Design Cycles Are Getting Shorter

Typically, US automakers redesign their models about every eight years — less for lower priced cars and more for luxury vehicles and trucks. But design cycles globally could get much shorter as automakers respond to intense competitive pressure from China’s electric vehicle industry.

Reuters calls it “China’s heavily subsidized electric vehicle industry,” but that is just jingoist cant. The US auto industry is also heavily subsidized, as evidenced by the government bailout of GM and Chrysler less that 20 years ago and the recent regulatory rollbacks designed to make selling enormous gas guzzlers easier.

BYD has slashed model development times to two years or less. That rapid rollout of new models has made it possible for Chinese automakers to “keep up with trends, keep up with what consumer products are doing,” said Dan Hearsch of AlixPartners. “It’s half the time, and it’s also half the fixed costs.” BYD brought 17 new SUV models to market between 2020 and 2025 — double the number that Ford introduced during the same period.

First Mover Advantage

There was a time when Tesla vehicles sold themselves, which allowed the company to spend next to nothing on marketing. Who can forget the images from around the world of thousands standing in line in the freezing rain to place their reservation for a Model 3? That one event ignited a flame under the rest of the industry, which awoke from its torpor to find that, “Yes, Virginia, people actually do want electric cars.”

But Tesla has squandered it first mover advantage. The person Musk spent $300 million of his own money to get elected has taken a sledgehammer to everything Tesla once stood for. Not only is the $7,500 federal incentive for electric cars now terminated, but emissions standards are being rolled back so that Americans can buy more gas guzzlers. Renewable energy is under attack, threatening to make the US a bigger polluter than ever. To the people who say Musk is smart, we say, “What are you smoking?” He is one of the dumbest clowns in the whole sad circus that has infected the US government today. Considering that Robert Kennedy, Jr. is a prominent part of the administration, that is saying something.

The elimination of the fuel economy standards will do away with one of Tesla’s primary income streams — the sale of pollution credits to other manufacturers. In addition, the tariffs imposed by the bozo Musk supported in the last election are making Tesla cars more expensive, less affordable. And you still think Musk is smart?

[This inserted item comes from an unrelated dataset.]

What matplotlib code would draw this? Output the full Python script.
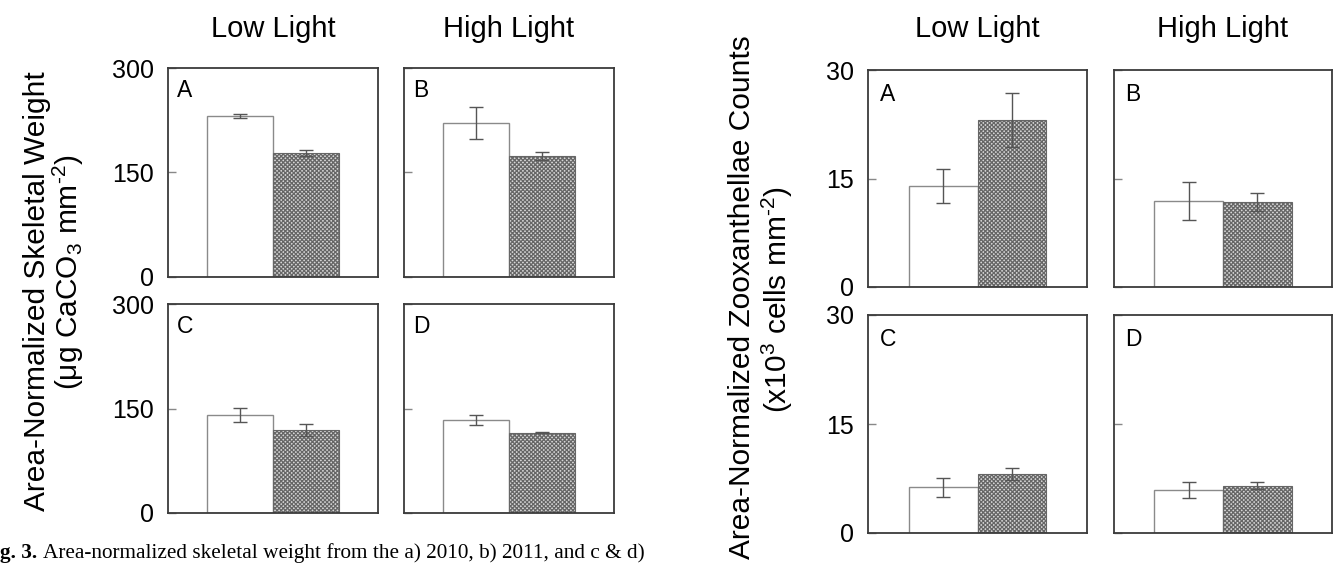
import matplotlib
matplotlib.use("Agg")
import matplotlib.pyplot as plt

# ---------------- data ----------------
panel_letters = ["A", "B", "C", "D"]
col_titles = ["Low Light", "High Light"]

skel_white = [231, 221, 140.5, 133.5]
skel_white_err = [3, 23, 10.5, 7]
skel_hatch = [178, 174, 119, 115.5]
skel_hatch_err = [4.5, 5.5, 8.4, 1]
skel_ticks = [0, 150, 300]

zoox_white = [14.0, 11.9, 6.3, 5.9]
zoox_white_err = [2.35, 2.6, 1.3, 1.1]
zoox_hatch = [23.1, 11.75, 8.1, 6.5]
zoox_hatch_err = [3.7, 1.3, 0.8, 0.5]
zoox_ticks = [0, 15, 30]

caption_bold = "g. 3."
caption_rest = "Area-normalized skeletal weight from the a) 2010, b) 2011, and c & d)"

# ---------------- style ----------------
W, H = 1333, 567
plt.rcParams['font.family'] = ['Liberation Sans', 'DejaVu Sans']
plt.rcParams['mathtext.fontset'] = 'custom'
plt.rcParams['mathtext.rm'] = 'Liberation Sans'
plt.rcParams['mathtext.it'] = 'Liberation Sans:italic'
plt.rcParams['mathtext.bf'] = 'Liberation Sans:bold'
plt.rcParams['hatch.linewidth'] = 0.9
plt.rcParams['hatch.color'] = '#4e4e4e'

fig = plt.figure(figsize=(W / 100, H / 100), dpi=100)


def rect(x0, y0, x1, y1):
    return [x0 / W, 1 - y1 / H, (x1 - x0) / W, (y1 - y0) / H]


left_boxes = [(168, 68, 378, 277), (404, 68, 614, 277),
              (168, 304, 378, 513), (404, 304, 614, 513)]
right_boxes = [(868, 70, 1087, 287), (1114, 70, 1332, 287),
               (868, 315, 1087, 533), (1114, 315, 1332, 533)]


def draw_set(boxes, white, white_err, hatch, hatch_err, ticks, lx, ly):
    for i, b in enumerate(boxes):
        ax = fig.add_axes(rect(*b))
        ax.bar([0], [white[i]], width=1.0, color='white', edgecolor='#8a8a8a',
               linewidth=1.0, zorder=2)
        ax.bar([1], [hatch[i]], width=1.0, color='#d6d6d6', edgecolor='#666666',
               linewidth=0.8, hatch='xxxxxxxx', zorder=2)
        ax.errorbar([0, 1], [white[i], hatch[i]], yerr=[white_err[i], hatch_err[i]],
                    fmt='none', ecolor='#555555', elinewidth=1.0, capsize=4.7,
                    capthick=1.0, zorder=3)
        ax.set_xlim(-1.09, 2.09)
        ax.set_ylim(ticks[0], ticks[-1])
        ax.set_xticks([])
        ax.set_yticks(ticks)
        ax.tick_params(axis='y', direction='in', length=6, width=1.0,
                       color='#888888', labelsize=18, pad=10)
        if i % 2 == 1:
            ax.set_yticklabels([])
        for s in ax.spines.values():
            s.set_color('#3a3a3a')
            s.set_linewidth(1.3)
        ax.text(lx, ly, panel_letters[i], transform=ax.transAxes,
                fontsize=16.5, ha='left', va='top', color='black')


draw_set(left_boxes, skel_white, skel_white_err, skel_hatch, skel_hatch_err,
         skel_ticks, 0.042, 0.945)
draw_set(right_boxes, zoox_white, zoox_white_err, zoox_hatch, zoox_hatch_err,
         zoox_ticks, 0.053, 0.94)

# column titles
for boxes in (left_boxes, right_boxes):
    for j in range(2):
        b = boxes[j]
        fig.text(((b[0] + b[2]) / 2) / W, 1 - 29 / H, col_titles[j],
                 ha='center', va='center', fontsize=21)

# y labels
fig.text(37 / W, 1 - 291 / H, "Area-Normalized Skeletal Weight", rotation=90,
         ha='center', va='center', fontsize=21.5)
fig.text(68 / W, 1 - 272 / H,
         r"($\mathregular{\mu}$g CaCO$_{3}$ mm$^{\text{-2}}$)", rotation=90,
         ha='center', va='center', fontsize=21.5)
fig.text(742 / W, 1 - 297 / H, "Area-Normalized Zooxanthellae Counts", rotation=90,
         ha='center', va='center', fontsize=21.5)
fig.text(777 / W, 1 - 300 / H, r"(x10$^{3}$ cells mm$^{\text{-2}}$)", rotation=90,
         ha='center', va='center', fontsize=21.5)

# caption
t1 = fig.text(0, 1 - 553 / H, caption_bold, ha='left', va='center', fontsize=15.3,
              fontweight='bold', family=['Liberation Serif', 'DejaVu Serif'])
fig.canvas.draw()
bb = t1.get_window_extent(renderer=fig.canvas.get_renderer())
fig.text((bb.x1 + 6) / W, 1 - 553 / H, caption_rest, ha='left', va='center',
         fontsize=15.3, family=['Liberation Serif', 'DejaVu Serif'])

fig.savefig("out.png", dpi=100)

Competition is now forcing Tesla to do something it said it would never do — advertise. Recently, it has also found it necessary to subsidize lease deals and slash prices to attract new customers. The result of all these new pressures is that Tesla’s profit in the third quarter fell by 37 percent, despite record sales.

The Q3 Earnings Call

Musk, of course, who lives in his own little bubble, sloughed off all the bad news on the Q3 earnings call. Instead, he did what Musk does best — divert attention to some pie in the sky, new new thing that will make the company worth a bazillion dollars and justify his trillion-dollar payday.

He shared his dream of hundreds of thousands of humanoid robots that would make human labor unnecessary in the future. (Shades of Disney’s Wall-E!) “You can actually create a world where there is no poverty, where everyone has access to the finest medical care. Optimus will be an incredible surgeon, for example. And imagine if everyone had access to an incredible surgeon.”

So, don’t pay attention to the promise that Tesla production would increase 50 percent a year for years. Forget the claim that a Tesla would leave Los Angeles and drive itself to Manhattan in 2017. Nope, all that is gone. Now we have moved on to humanoid robots that can rewire our brains at will. Elon has clearly lost all interest in building automobiles.

Musk has a fondness for silly movies like This Is Spinal Tap (our amps go to 11), Blade Runner (cybercabs), and Spaceballs (Maximum Plaid). But we suggest his modus operandi might be better explained by W.C. Field’s 1941 film Never Give A Sucker An Even Break. If you think he is a nutjob today, just wait to see what he has in store for us when he has a trillion dollars in the bank!